Nous nous réunissons pour la troisième fois en dix ans à Marrakech, dans ce beau pays qui regarde dans quatre directions : l’Europe au Nord, l’Afrique au Sud, Les Amériques à l’Ouest, le Moyen-Orient et au-delà à l’Est. Je crois que dans sa quête continue, réaliste mais humaniste, d’une meilleure gouvernance mondiale, la WPC a un avantage comparatif potentiel dans l’axe Nord Sud qui englobe l’Europe et l’Afrique, évidemment sans exclusive aucune vis-à-vis des autres continents, puisque notre but est de contribuer au maintien d’un monde raisonnablement ouvert. En rappelant cet objectif de nature géopolitique au sens large, je tiens à exprimer ma gratitude au Royaume du Maroc qui nous reçoit avec tant de générosité et d’élégance. Nous souhaitons ardemment approfondir encore un partenariat qui n’a cessé de prendre de l’ampleur au fil des ans.

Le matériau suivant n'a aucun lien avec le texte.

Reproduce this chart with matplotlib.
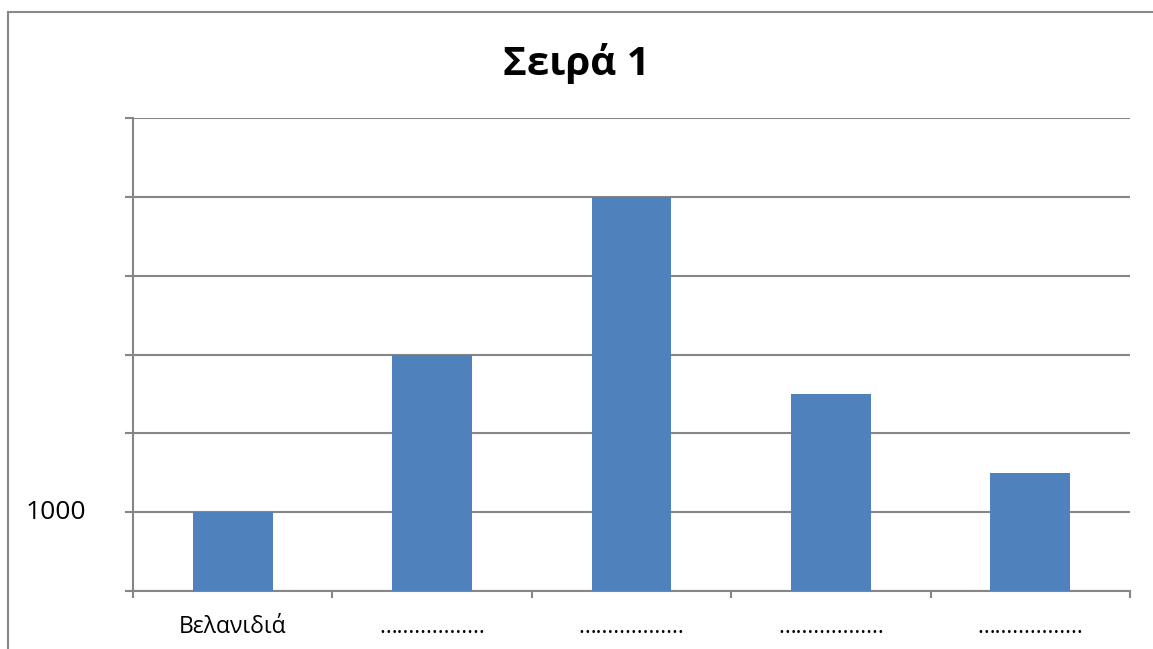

Le moment est venu de conclure. Mesdames et Messieurs, nous avons le privilège de vivre en un temps incomparable avec ceux qui l’ont précédé depuis l’aube de l’humanité. Tout présent n’est jamais que la rencontre entre deux plaques en quelques sorte tectoniques : celle du passé, avec ses traces innombrables et en particulier les remontées occasionnelles de mémoire ; celle du futur, avec des transformations inouïes qui sont presque déjà là, auxquelles se superposent des spéculations plus ou moins fondées mais néanmoins actualisées dans les esprits, ou même des rêves carrément débridés. D’un côté, des croyances ancrées au plus profond de l’humanité ; de l’autre les élucubrations les plus fantastiques, comme l’homme totalement supplanté par les machines qu’il a lui-même créées en attendant de se métamorphoser en dieu. Dans notre présent à nous, les deux plaques tectoniques, celle du passé et celle du futur, ne font pas bon ménage. Leur choc peut conduire au meilleur ou au pire. La WPC appartient à celles et ceux pour qui l’humanité a encore la possibilité de choisir sa voie, à condition de toujours rechercher un équilibre entre les deux versants du présent, et de ne jamais céder à l’hubris.